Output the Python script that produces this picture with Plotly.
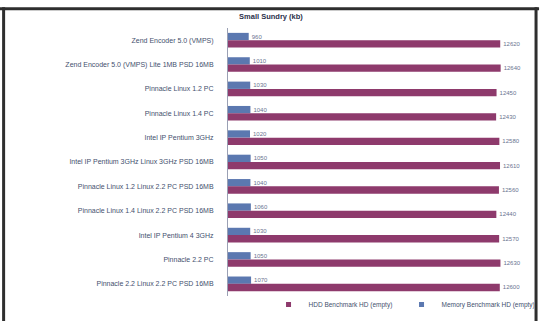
import plotly.graph_objects as go

categories = [
    "Zend Encoder 5.0 (VMPS)",
    "Zend Encoder 5.0 (VMPS) Lite 1MB PSD 16MB",
    "Pinnacle Linux 1.2 PC",
    "Pinnacle Linux 1.4 PC",
    "Intel IP Pentium 3GHz",
    "Intel IP Pentium 3GHz Linux 3GHz PSD 16MB",
    "Pinnacle Linux 1.2 Linux 2.2 PC PSD 16MB",
    "Pinnacle Linux 1.4 Linux 2.2 PC PSD 16MB",
    "Intel IP Pentium 4 3GHz",
    "Pinnacle 2.2 PC",
    "Pinnacle 2.2 Linux 2.2 PC PSD 16MB",
]
hdd_values = [12620, 12640, 12450, 12430, 12580, 12610, 12560, 12440, 12570, 12630, 12600]
mem_values = [960, 1010, 1030, 1040, 1020, 1050, 1040, 1060, 1030, 1050, 1070]
series_names = ["HDD Benchmark HD (empty)", "Memory Benchmark HD (empty)"]
colors = ["#8e3a6c", "#5b78b0"]

fig = go.Figure()
# memory first so it sits above the HDD bar within each group (reversed axis)
fig.add_trace(go.Bar(
    y=categories, x=mem_values, orientation="h", name=series_names[1],
    marker=dict(color=colors[1], line=dict(width=0)),
    text=[f"{v}" for v in mem_values], textposition="outside",
    textfont=dict(size=6, color="#6a7390"), cliponaxis=False, showlegend=False,
))
fig.add_trace(go.Bar(
    y=categories, x=hdd_values, orientation="h", name=series_names[0],
    marker=dict(color=colors[0], line=dict(width=0)),
    text=[f"{v}" for v in hdd_values], textposition="outside",
    textfont=dict(size=6, color="#6a7390"), cliponaxis=False, showlegend=False,
))
# legend entries with small square markers
for name, col in zip(series_names, colors):
    fig.add_trace(go.Scatter(
        x=[None], y=[None], mode="markers", name=name,
        marker=dict(symbol="square", size=5, color=col),
    ))

frame = "#2e2e2e"
shapes = [
    dict(type="line", xref="paper", yref="paper", x0=-0.76, x1=1.03, y0=1.072, y1=1.072,
         line=dict(color=frame, width=3)),
    dict(type="line", xref="paper", yref="paper", x0=-0.743, x1=-0.743, y0=1.077, y1=-0.12,
         line=dict(color=frame, width=3)),
    dict(type="line", xref="paper", yref="paper", x0=1.02, x1=1.02, y0=1.077, y1=-0.12,
         line=dict(color=frame, width=3)),
]

fig.update_layout(
    width=542, height=321,
    margin=dict(l=228, r=12, t=28, b=25, autoexpand=False),
    paper_bgcolor="white", plot_bgcolor="white",
    barmode="group", bargap=0.4, bargroupgap=0.0,
    font=dict(family="Liberation Sans, Arial, sans-serif", size=6, color="#44506e"),
    title=dict(text="<b>Small Sundry (kb)</b>", x=0.5, xref="container", xanchor="center",
               y=0.95, yref="container", yanchor="middle",
               font=dict(size=7.5, color="#2a2f4a")),
    xaxis=dict(range=[0, 14000], visible=False, showgrid=False, zeroline=False),
    yaxis=dict(autorange="reversed", showline=True, linecolor="#9aa0b4", linewidth=1,
               ticks="", ticklabelstandoff=12, tickfont=dict(size=7, color="#44506e"),
               showgrid=False),
    legend=dict(orientation="h", x=1.015, xanchor="right", y=0.022, yanchor="top",
                font=dict(size=6.5, color="#44506e"), traceorder="normal",
                itemwidth=30, entrywidth=88, entrywidthmode="pixels",
                tracegroupgap=0, bgcolor="rgba(0,0,0,0)"),
    showlegend=True,
    shapes=shapes,
)

fig.write_html("out.html")
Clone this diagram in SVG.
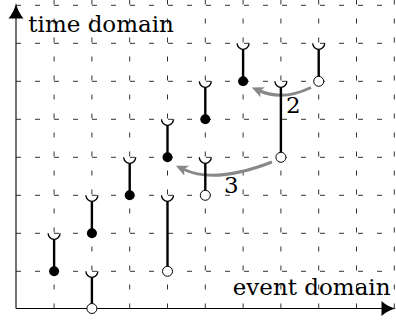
<svg xmlns="http://www.w3.org/2000/svg" width="396" height="322" viewBox="0 0 396 322">
<defs>
<style>
.grid line{stroke:#333;stroke-width:1;stroke-dasharray:5 14;fill:none}
.axis{stroke:#000;stroke-width:1.1;fill:none}
.seg{stroke:#000;stroke-width:2.4;fill:none}
.cup{stroke:#000;stroke-width:1.3;fill:none}
.full{fill:#000}
.hollow{fill:#fff;stroke:#000;stroke-width:1}
.move{stroke:#888;stroke-width:3;fill:none;marker-end:url(#ga)}
text{font-family:"DejaVu Serif","Liberation Serif",serif;font-size:23px;fill:#000}
</style>
<marker id="ga" markerUnits="userSpaceOnUse" markerWidth="14" markerHeight="12" refX="3" refY="6" orient="auto" viewBox="0 0 14 12">
<path d="M0,0.5 L12,6 L0,11.5 L3,6 Z" fill="#888"/>
</marker>
</defs>
<rect width="396" height="322" fill="#fff"/>
<g class="grid" id="grid">
<line x1="16" y1="271.3" x2="396" y2="271.3"/>
<line x1="16" y1="233.3" x2="396" y2="233.3"/>
<line x1="16" y1="195.3" x2="396" y2="195.3"/>
<line x1="16" y1="157.3" x2="396" y2="157.3"/>
<line x1="16" y1="119.3" x2="396" y2="119.3"/>
<line x1="16" y1="81.3" x2="396" y2="81.3"/>
<line x1="16" y1="43.3" x2="396" y2="43.3"/>
<line x1="16" y1="5.3" x2="396" y2="5.3"/>
<line x1="54.1" y1="308.5" x2="54.1" y2="0"/>
<line x1="91.9" y1="308.5" x2="91.9" y2="0"/>
<line x1="129.7" y1="308.5" x2="129.7" y2="0"/>
<line x1="167.5" y1="308.5" x2="167.5" y2="0"/>
<line x1="205.3" y1="308.5" x2="205.3" y2="0"/>
<line x1="243.1" y1="308.5" x2="243.1" y2="0"/>
<line x1="280.9" y1="308.5" x2="280.9" y2="0"/>
<line x1="318.7" y1="308.5" x2="318.7" y2="0"/>
<line x1="356.5" y1="308.5" x2="356.5" y2="0"/>
<line x1="394.3" y1="308.5" x2="394.3" y2="0"/>
</g>
<g id="axes">
<line class="axis" x1="16" y1="308.5" x2="16" y2="14"/>
<path d="M16,3 Q17.5,11 23.5,18.5 L8.5,18.5 Q14.5,11 16,3 Z" fill="#000"/>
<line class="axis" x1="16" y1="308.5" x2="386" y2="308.5"/>
<path d="M396,308.5 Q388,310 381.5,316 L381.5,301 Q388,307 396,308.5 Z" fill="#000"/>
<text x="28.3" y="31.7">time domain</text>
<text x="232.7" y="295">event domain</text>
</g>
<g id="connectors">
<path id="move2" class="move" d="M311,87.5 Q283,101 260,91"/>
<path id="move3" class="move" d="M272,162 Q215,184 184,169.5"/>
<text x="286" y="113">2</text>
<text x="224" y="193">3</text>
</g>
<g id="i1a"><line class="seg" x1="54.1" y1="271.3" x2="54.1" y2="239.3"/><path class="cup" d="M48.1,233.3 A6,6 0 0 0 60.1,233.3"/><circle class="full" cx="54.1" cy="271.3" r="5"/></g>
<g id="i2a"><line class="seg" x1="91.9" y1="308.5" x2="91.9" y2="277.3"/><path class="cup" d="M85.9,271.3 A6,6 0 0 0 97.9,271.3"/><circle class="hollow" cx="91.9" cy="308.5" r="5"/></g>
<g id="i2b"><line class="seg" x1="91.9" y1="233.3" x2="91.9" y2="201.3"/><path class="cup" d="M85.9,195.3 A6,6 0 0 0 97.9,195.3"/><circle class="full" cx="91.9" cy="233.3" r="5"/></g>
<g id="i3a"><line class="seg" x1="129.7" y1="195.3" x2="129.7" y2="163.3"/><path class="cup" d="M123.7,157.3 A6,6 0 0 0 135.7,157.3"/><circle class="full" cx="129.7" cy="195.3" r="5"/></g>
<g id="i4a"><line class="seg" x1="167.5" y1="271.3" x2="167.5" y2="201.3"/><path class="cup" d="M161.5,195.3 A6,6 0 0 0 173.5,195.3"/><circle class="hollow" cx="167.5" cy="271.3" r="5"/></g>
<g id="i4b"><line class="seg" x1="167.5" y1="157.3" x2="167.5" y2="125.3"/><path class="cup" d="M161.5,119.3 A6,6 0 0 0 173.5,119.3"/><circle class="full" cx="167.5" cy="157.3" r="5"/></g>
<g id="i5a"><line class="seg" x1="205.3" y1="195.3" x2="205.3" y2="163.3"/><path class="cup" d="M199.3,157.3 A6,6 0 0 0 211.3,157.3"/><circle class="hollow" cx="205.3" cy="195.3" r="5"/></g>
<g id="i5b"><line class="seg" x1="205.3" y1="119.3" x2="205.3" y2="87.3"/><path class="cup" d="M199.3,81.3 A6,6 0 0 0 211.3,81.3"/><circle class="full" cx="205.3" cy="119.3" r="5"/></g>
<g id="i6a"><line class="seg" x1="243.1" y1="81.3" x2="243.1" y2="49.3"/><path class="cup" d="M237.1,43.3 A6,6 0 0 0 249.1,43.3"/><circle class="full" cx="243.1" cy="81.3" r="5"/></g>
<g id="i7a"><line class="seg" x1="280.9" y1="157.3" x2="280.9" y2="87.3"/><path class="cup" d="M274.9,81.3 A6,6 0 0 0 286.9,81.3"/><circle class="hollow" cx="280.9" cy="157.3" r="5"/></g>
<g id="i8a"><line class="seg" x1="318.7" y1="81.3" x2="318.7" y2="49.3"/><path class="cup" d="M312.7,43.3 A6,6 0 0 0 324.7,43.3"/><circle class="hollow" cx="318.7" cy="81.3" r="5"/></g>
</svg>
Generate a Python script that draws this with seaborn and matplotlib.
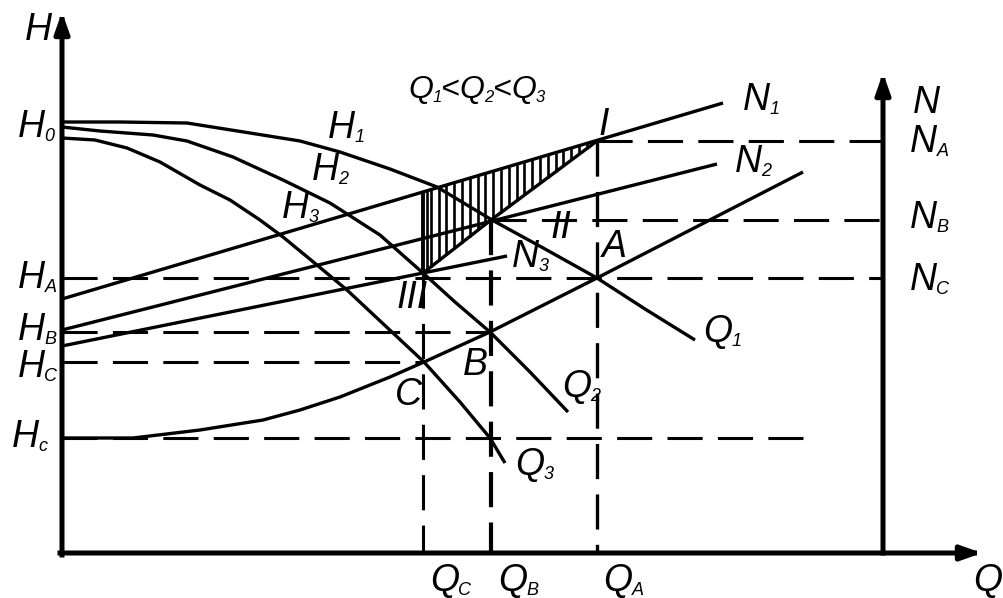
import numpy as np
import matplotlib
matplotlib.use("Agg")
import matplotlib.pyplot as plt
import seaborn as sns

# Pump head curves H(Q) for the three regulation settings
h1_q = [0, 58, 125, 188, 238, 278, 328, 375, 430, 483, 535, 583, 633]
h1_h = [431, 431, 430, 420, 412, 401, 384, 366, 333, 304, 275, 244, 213]
h2_q = [0, 38, 91, 125, 171, 221, 268, 318, 361, 393, 428, 468, 506]
h2_h = [426, 422, 418, 412, 396, 373, 350, 318, 280, 251, 221, 181, 141]
h3_q = [0, 33, 65, 98, 138, 168, 198, 221, 255, 285, 331, 362, 398, 428, 443]
h3_h = [415, 413, 405, 391, 368, 353, 333, 316, 288, 263, 220, 191, 151, 115, 90]

# Pipeline (system) characteristic starting from the static head Hc
sys_q = [0, 71, 138, 201, 238, 278, 328, 362, 428, 535, 638, 741]
sys_h = [115, 115, 123, 133, 143, 156, 176, 191, 221, 275, 328, 381]

# Power curves N(Q)
n1_q, n1_h = [0, 661], [254, 450]
n2_q, n2_h = [0, 655], [223, 389]
n3_q, n3_h = [0, 445], [207, 297]

# Operating points and the matching power points
q_a, q_b, q_c = 535, 429, 361
h_a, h_b, h_c, h_static = 275, 221, 191, 115
n_a, n_b = 412, 333
pow_q = [q_c, q_b, q_a]          # III, II, I
pow_h = [280, 333, 412]

# Axis extents
q_axis_end, h_axis_end = 920, 541
n_axis_q, n_axis_end = 821, 480
static_line_end = 756

sns.set_theme(style="white")
plt.rcParams["font.family"] = ["Liberation Sans", "DejaVu Sans"]

fig = plt.figure(figsize=(10.04, 5.98), dpi=100)
ax = fig.add_axes([0, 0, 1, 1])
ax.set_xlim(-62, 942)
ax.set_ylim(-45, 553)
ax.axis("off")

INK = "black"


def curve(q, h, lw=2.4):
    sns.lineplot(x=q, y=h, ax=ax, color=INK, lw=lw, sort=False,
                 estimator=None, legend=False, solid_joinstyle="round",
                 solid_capstyle="butt")


def guide(q, h, lw=2.2):
    ax.plot(q, h, color=INK, lw=lw, ls=(0, (11.5 * 2.2 / lw, 5 * 2.2 / lw)),
            dash_capstyle="butt")


def arrow(q0, h0, q1, h1):
    ax.annotate("", xy=(q1, h1), xytext=(q0, h0),
                arrowprops=dict(arrowstyle="-|>,head_length=0.62,head_width=0.22",
                                lw=3.6, color=INK, mutation_scale=20,
                                shrinkA=0, shrinkB=0, capstyle="projecting"))


# axes
arrow(0, -2, 0, h_axis_end)
arrow(-2, 0, q_axis_end, 0)
arrow(n_axis_q, 0, n_axis_q, n_axis_end)

# dashed construction lines
guide([0, n_axis_q], [h_a, h_a])
guide([0, q_b], [h_b, h_b])
guide([0, q_c], [h_c, h_c])
guide([0, static_line_end], [h_static, h_static])
guide([q_a, n_axis_q], [n_a, n_a])
guide([q_b, n_axis_q], [n_b, n_b])
guide([q_a, q_a], [n_a, 0], lw=2.4)
guide([q_b, q_b], [n_b, 0], lw=3.0)
guide([q_c, q_c], [pow_h[0], 0], lw=2.2)

# hatched power-loss triangle
hx = np.concatenate([[q_c + 4.5], np.arange(q_c + 7.8, q_a, 7.8)])
top = np.interp(hx, n1_q, n1_h)
bot = np.interp(hx, pow_q, pow_h)
ax.vlines(hx, bot, top, color=INK, lw=1.9)
ax.vlines([q_c], [pow_h[0]], [np.interp(q_c, n1_q, n1_h)], color=INK, lw=2.8)
curve(pow_q, pow_h)

# curves
for q, h in [(h1_q, h1_h), (h2_q, h2_h), (h3_q, h3_h), (sys_q, sys_h),
             (n1_q, n1_h), (n2_q, n2_h), (n3_q, n3_h)]:
    curve(q, h)

renderer = fig.canvas.get_renderer()


def label(q, h, parts, size=27, sub_size=13):
    dx = 0.0
    for text, sub in parts:
        t = ax.annotate(text, xy=(q, h), xytext=(dx, -3 if sub else 0),
                        textcoords="offset points", fontsize=sub_size if sub else size,
                        style="italic", ha="left", va="baseline", color=INK)
        dx += t.get_window_extent(renderer).width * 72 / fig.dpi - (0.5 if not sub else 0)


def sym(main, sub=None):
    return [(main, False)] + ([(sub, True)] if sub else [])


label(-37, 513, sym("H"))
label(-44, 416, sym("H", "0"))
label(-44, 265, sym("H", "A"))
label(-44, 213, sym("H", "B"))
label(-44, 176, sym("H", "C"))
label(-50, 106, sym("H", "c"))
label(346, 455, sym("Q", "1") + [("<", False)] + sym("Q", "2") + [("<", False)] + sym("Q", "3"),
      size=23, sub_size=12)
label(266, 415, sym("H", "1"))
label(250, 373, sym("H", "2"))
label(220, 335, sym("H", "3"))
label(537, 418, sym("I"))
label(489, 315, sym("II"))
label(335, 245, sym("III"))
label(540, 296, sym("A"))
label(450, 286, sym("N", "3"))
label(401, 178, sym("B"))
label(333, 148, sym("C"))
label(500, 156, sym("Q", "2"))
label(453, 78, sym("Q", "3"))
label(641, 211, sym("Q", "1"))
label(368, -38, sym("Q", "C"))
label(436, -38, sym("Q", "B"))
label(541, -38, sym("Q", "A"))
label(911, -38, sym("Q"))
label(681, 443, sym("N", "1"))
label(673, 381, sym("N", "2"))
label(851, 440, sym("N"))
label(848, 401, sym("N", "A"))
label(848, 325, sym("N", "B"))
label(848, 263, sym("N", "C"))

fig.savefig("out.png", dpi=100, facecolor="white")
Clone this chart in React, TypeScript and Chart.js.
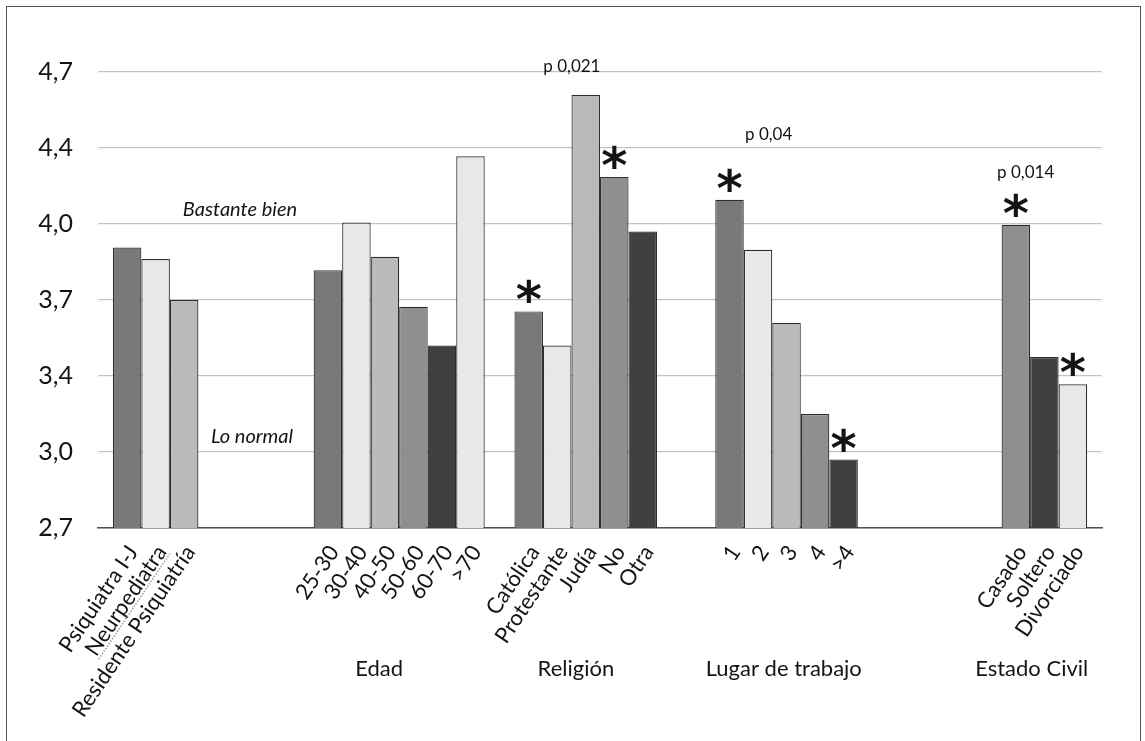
import React, { useEffect, useRef } from "react";
import { Chart, registerables } from "chart.js";

Chart.register(...registerables);

// Grupos del eje X (el primero no lleva título)
const groups = ["", "Edad", "Religión", "Lugar de trabajo", "Estado Civil"];

// Puntuación media por subgrupo (una serie por posición dentro del grupo)
const serie1 = [3.93, 3.83, 3.65, 4.14, null];
const serie2 = [3.88, 4.04, 3.5, 3.92, null];
const serie3 = [3.7, 3.89, 4.6, 3.6, null];
const serie4 = [null, 3.67, 4.24, 3.2, 4.03];
const serie5 = [null, 3.5, 4.0, 3.0, 3.45];
const serie6 = [null, 4.33, null, null, 3.33];

// Etiqueta de cada barra
const labels1 = ["Psiquiatra I-J", "25-30", "Católica", "1", ""];
const labels2 = ["Neurpediatra", "30-40", "Protestante", "2", ""];
const labels3 = ["Residente Psiquiatría", "40-50", "Judía", "3", ""];
const labels4 = ["", "50-60", "No", "4", "Casado"];
const labels5 = ["", "60-70", "Otra", ">4", "Soltero"];
const labels6 = ["", ">70", "", "", "Divorciado"];

// Diferencias significativas: [serie, grupo]
const significant = [
  [0, 2],
  [3, 2],
  [0, 3],
  [4, 3],
  [3, 4],
  [5, 4],
];

// Valores p por grupo
const pLabels = ["p 0,021", "p 0,04", "p 0,014"];
const pGroups = [2, 3, 4];

// Eje Y
const yMin = 2.7;
const yMax = 4.7;
const yTickLabels = ["2,7", "3,0", "3,4", "3,7", "4,0", "4,4", "4,7"];

const seriesData = [serie1, serie2, serie3, serie4, serie5, serie6];
const barLabels = [labels1, labels2, labels3, labels4, labels5, labels6];
const seriesColors = ["#797979", "#e8e8e8", "#bababa", "#8f8f8f", "#404040", "#e8e8e8"];

const TEXT = "#141414";
const FONT = "Lato, 'Open Sans', sans-serif";

// Posición de los textos sueltos (en unidades de categoría / valor)
const pPos = [
  { dx: -0.14, v: 4.726 },
  { dx: -0.16, v: 4.424 },
  { dx: 0.12, v: 4.257 },
];
const titleDx = [0, -0.1, -0.12, -0.085, 0.15];

const annotate = {
  id: "annotate",
  afterDatasetsDraw(chart: any) {
    const { ctx } = chart;
    const x = chart.scales.x;
    const y = chart.scales.y;
    ctx.save();
    ctx.fillStyle = TEXT;

    // etiquetas giradas bajo cada barra
    chart.data.datasets.forEach((_ds: any, si: number) => {
      const meta = chart.getDatasetMeta(si);
      meta.data.forEach((bar: any, gi: number) => {
        const txt = barLabels[si][gi];
        if (!txt) return;
        ctx.save();
        ctx.translate(bar.x + 6, y.bottom + 20);
        ctx.rotate((-56 * Math.PI) / 180);
        ctx.font = `22px ${FONT}`;
        ctx.textAlign = "right";
        ctx.textBaseline = "middle";
        ctx.fillText(txt, 0, 0);
        if (txt === "Neurpediatra") {
          // subrayado punteado del corrector
          const w = ctx.measureText(txt).width;
          ctx.strokeStyle = "#9c9c9c";
          ctx.lineWidth = 1.5;
          ctx.setLineDash([1.5, 1.5]);
          ctx.beginPath();
          ctx.moveTo(-w, 10);
          ctx.lineTo(0, 10);
          ctx.stroke();
        }
        ctx.restore();
      });
    });

    // títulos de grupo
    ctx.font = `22px ${FONT}`;
    ctx.textAlign = "center";
    ctx.textBaseline = "middle";
    groups.forEach((g, gi) => {
      if (!g) return;
      ctx.fillText(g, x.getPixelForValue(gi + titleDx[gi]), 669);
    });

    // asteriscos
    ctx.font = `bold 50px 'DejaVu Sans', sans-serif`;
    ctx.textAlign = "center";
    ctx.textBaseline = "alphabetic";
    const m = ctx.measureText("*");
    const asc = m.actualBoundingBoxAscent;
    const desc = m.actualBoundingBoxDescent;
    significant.forEach(([si, gi]) => {
      const bar = chart.getDatasetMeta(si).data[gi];
      const cy = bar.y - 20;
      ctx.fillText("*", bar.x, cy + (asc - desc) / 2);
    });

    // valores p
    ctx.font = `17px ${FONT}`;
    ctx.textBaseline = "middle";
    pLabels.forEach((p, i) => {
      ctx.fillText(p, x.getPixelForValue(pGroups[i] + pPos[i].dx), y.getPixelForValue(pPos[i].v));
    });

    // notas de la escala
    ctx.font = `italic 20px ${FONT}`;
    ctx.fillText("Bastante bien", x.getPixelForValue(0.207), y.getPixelForValue(4.095));
    ctx.fillText("Lo normal", x.getPixelForValue(0.267), y.getPixelForValue(3.1));

    ctx.restore();
  },
};

export default function App() {
  const canvasRef = useRef<HTMLCanvasElement | null>(null);

  useEffect(() => {
    const canvas = canvasRef.current;
    if (!canvas) return;
    const chart = new Chart(canvas, {
      type: "bar",
      data: {
        labels: groups,
        datasets: seriesData.map((d, i) => ({
          label: `Serie ${i + 1}`,
          data: d,
          backgroundColor: seriesColors[i],
          borderColor: "#2e2e2e",
          borderWidth: 1.2,
          borderSkipped: false,
          barPercentage: 1,
          categoryPercentage: 0.852,
        })),
      },
      options: {
        responsive: false,
        animation: false,
        devicePixelRatio: 1,
        layout: { padding: { left: 0, right: 43, top: 72, bottom: 0 } },
        plugins: {
          legend: { display: false },
          tooltip: { enabled: false },
          title: { display: false },
        },
        scales: {
          x: {
            grid: { display: false, drawTicks: false },
            border: { display: true, color: "#505050", width: 1.6 },
            ticks: { display: false },
            afterFit: (s: any) => {
              s.height = 213;
            },
          },
          y: {
            min: yMin,
            max: yMax,
            afterBuildTicks: (s: any) => {
              s.ticks = yTickLabels.map((_l, i) => ({
                value: yMin + ((yMax - yMin) * i) / (yTickLabels.length - 1),
              }));
            },
            afterFit: (s: any) => {
              s.width = 98;
            },
            grid: { color: "#c3c3c3", lineWidth: 1.2, drawTicks: false },
            border: { display: false },
            ticks: {
              padding: 25,
              color: TEXT,
              font: { family: FONT, size: 25 },
              callback: (_v: any, i: number) => yTickLabels[i],
            },
          },
        },
      },
      plugins: [annotate],
    });
    return () => chart.destroy();
  }, []);

  return (
    <div
      style={{
        position: "fixed",
        left: 0,
        top: 0,
        width: 1145,
        height: 741,
        overflow: "hidden",
        background: "#fff",
      }}
    >
      <div
        style={{
          position: "absolute",
          left: 6,
          top: 6,
          width: 1135,
          height: 800,
          border: "1.5px solid #555",
          boxSizing: "border-box",
        }}
      />
      <canvas
        ref={canvasRef}
        width={1145}
        height={741}
        style={{ position: "absolute", left: 0, top: 0, width: 1145, height: 741 }}
      />
    </div>
  );
}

######

Task instructions -
Do not copy any pictures. Retype exactly the stretch from the line with "Generate a Python" through the line with "151, 115, 90]".

Output -
Generate a Python script that draws this with seaborn and matplotlib.
import numpy as np
import matplotlib
matplotlib.use("Agg")
import matplotlib.pyplot as plt
import seaborn as sns

# Pump head curves H(Q) for the three regulation settings
h1_q = [0, 58, 125, 188, 238, 278, 328, 375, 430, 483, 535, 583, 633]
h1_h = [431, 431, 430, 420, 412, 401, 384, 366, 333, 304, 275, 244, 213]
h2_q = [0, 38, 91, 125, 171, 221, 268, 318, 361, 393, 428, 468, 506]
h2_h = [426, 422, 418, 412, 396, 373, 350, 318, 280, 251, 221, 181, 141]
h3_q = [0, 33, 65, 98, 138, 168, 198, 221, 255, 285, 331, 362, 398, 428, 443]
h3_h = [415, 413, 405, 391, 368, 353, 333, 316, 288, 263, 220, 191, 151, 115, 90]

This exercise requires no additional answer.